Controversy dogged him even after his death: what many consider his most powerful photograph, Tomoko Uemura in Her Bath (1971), a starkly intimate portrait of Ryoko Uemara bathing her naked daughter, Tomoko, who has severe deformities from the effects of mercury poisoning, was withdrawn from further publication in 1997 at the wishes of Tomoko’s family.
Throughout his career, Smith railed against authority, often alienating the very editors whose imposed boundaries he needed when his obsessive quest for perfectionism became self-defeating. “Whatever demons that drive him were certainly not appeased by the alcohol and amphetamines,” says Stephenson. “One of the themes that I hope is apparent in the book is the sense that he needed care and attention in order to get his work done. Mostly he didn’t have it in his life, because he was so hard to work with. It is one of the great ironies of his life that he alienated the people – editors, assistants – who would have helped him the most.”

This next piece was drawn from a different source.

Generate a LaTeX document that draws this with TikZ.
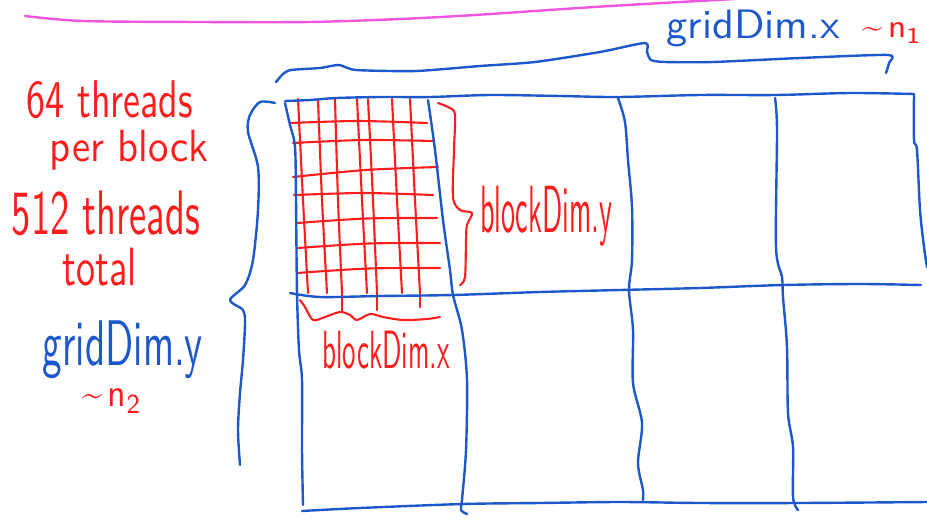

More startling still are the 1,740 reels of audio tape, which were made by Smith between 1957 and 1965 in his previous loft apartment in 6th Avenue near West 28th Street. They contain around 4,500 hours of mostly ambient recordings often caught clandestinely on microphones he draped on dangling leads throughout the loft and in its stairways. These tapes reveal Smith’s seeming desire to document everything going on around him – and not just through photographs.